Oggi un articolo sul sito della Gazzetta del Mezzogiorno ha generato in me una reazione strana; non ero sorpreso dal quello che raccontava, ma allo stesso tempo ero un po’ scioccato. 

Si tratta di una famiglia, genitori e due figli, un ragazzo adolescente e una bimba di nove anni. Da due anni solo la bimba usciva da casa, mal lavata e vestita, per andare alla scuola dell’obbligo e comprare il necessario per la casa.



Gli altri tre membri della famiglia stavano tutto il tempo, notte e giorno, davanti agli schermi dei loro computer, navigando sul web. Da tempo non mangiavano insieme, non si lavavano, a malapena si nutrivano. Le condizioni, sopratutto del figlio adolescente, erano spaventosamente ridotte a un stato pericoloso di malnutrizione, atrofia fisica e debolezza psichica. L’esistenza, per tutti e tre, era stata assorbita dall’interazione col mondo virtuale. L’intervento dai servizi sociali ha messo fine a questa tristissima situazione, un fallimento di vita che sarà recuperabile con estrema difficoltà.



Non mi ha sorpreso, dicevo, perché da tempo ho in mente come il mondo virtuale possa diventare un guscio, un ambiente più o meno totalizzante che mira alla sostituzione della realtà. Però questo fatto di cronaca di una comunità familiare dove i rapporti con la realtà, comprese le relazioni reciproche, sono interamente scomparsi, mi ha scioccato. L’episodio mi ha fatto ricordare una conversazione con una mamma, disperata perché non riusciva a staccare suo figlio dai videogiochi.
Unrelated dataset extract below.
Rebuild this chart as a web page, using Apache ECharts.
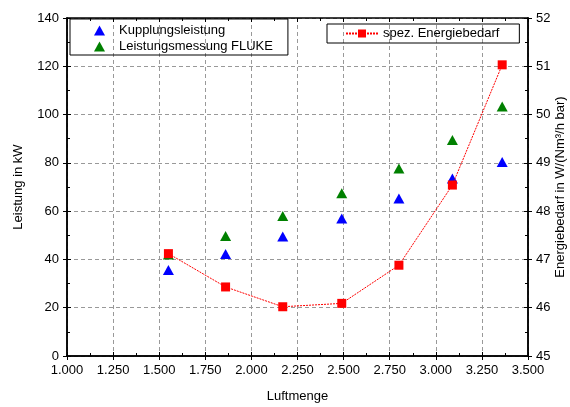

Un giorno, dato che non sapeva più cosa fare o pensare per affrontare la situazione, chiese al figlio di farle vedere di cosa si trattava, per imparare anche lei a giocare. Il ragazzo la introdusse molto volentieri nel suo mondo. Quando però lei si alzò per andare a preparare la cena, lui le disse: “vedi, mamma, devi proprio imparare, perché una volta che cominci a starci dentro, non ti sentirai mai più sola”.



Questa frase, per la prima volta, le ha fatto capire quanto era profonda in suo figlio la paura della realtà, ma anche quant’era forte il suo attaccamento affettivo a quell’ambiente, tanto che ogni tentativo di proibirlo provocava violenza.   

Dunque, cosa ci sta succedendo? Una volta le tecnologie ci regalavano strumenti capaci di potenziare il nostro intervento nella realtà: andare in un luogo più velocemente, vedere cose più lontane e più piccole, guarire i malati con più efficacia. Adesso, nel mondo virtuale, gli strumenti formano un ambiente che, invece di aiutare il nostro intervento nella realtà, rimpiazzano il nostro rapporto con essa. Una volta chiesi a un gruppo di studenti della scuola media la definizione della parola “schermo”. Per loro era quell’oggetto che permette di vedere le cose in tv, nel computer, al cinema. Nessuno mi diede la definizione originaria di “schermo” come ciò che mi separa dalle cose, che mi protegge e nasconde da loro e loro da me. Ebbene, credo che anche nella tecnologia digitale la definizione originaria sia quella più vera. 

E tutto questo ben si comprende. Infatti che cos’è la realtà? Non è solo ciò che ci ha consentito di esistere, ma anche ciò che sicuramente ci ucciderà, e questo probabilmente solo dopo averci fatto passare sofferenze e agonie e averci tolto tutto ciò che in questo mondo abbiamo davvero amato. Ecco perché da tutto questo ci mettiamo al riparo molto volentieri. Peccato che, come ci dimostra un libro importante di Jean M. Twenge, iGen, più passiamo tempo nella realtà virtuale, più crescono l’ansia, i pensieri di suicidio, l’isolamento.

La soluzione? La nostra vera sfida non è come cambiare la realtà, ma come amarla così com’è, e questa sarà la via del cambiamento più bello e sicuro, perché è l’amore che scatena la vita dentro la realtà. Però amare la realtà risulterà sempre impossibile senza un’educazione che ci fa vedere la morte stessa non come la nemica da fuggire, ma una – come noi – umile serva della volontà salvifica di Dio, un passaggio che ci è dato per imparare ad avere più fiducia in Lui. 

La sfida, perciò, è pensare un’educazione che, in semplicità, con gesti concreti, con l’uso delle mani, ci faccia toccare il più possibile le cose reali: dalla natura alla sofferenza dei malati. Solo questa comunicazione di vita ci toglierà la paura. Il tempo delle grandi concezioni è passato. Adesso, urge la semplice riscoperta che la realtà è il luogo della vita, e anche dell’incontro con la vita eterna.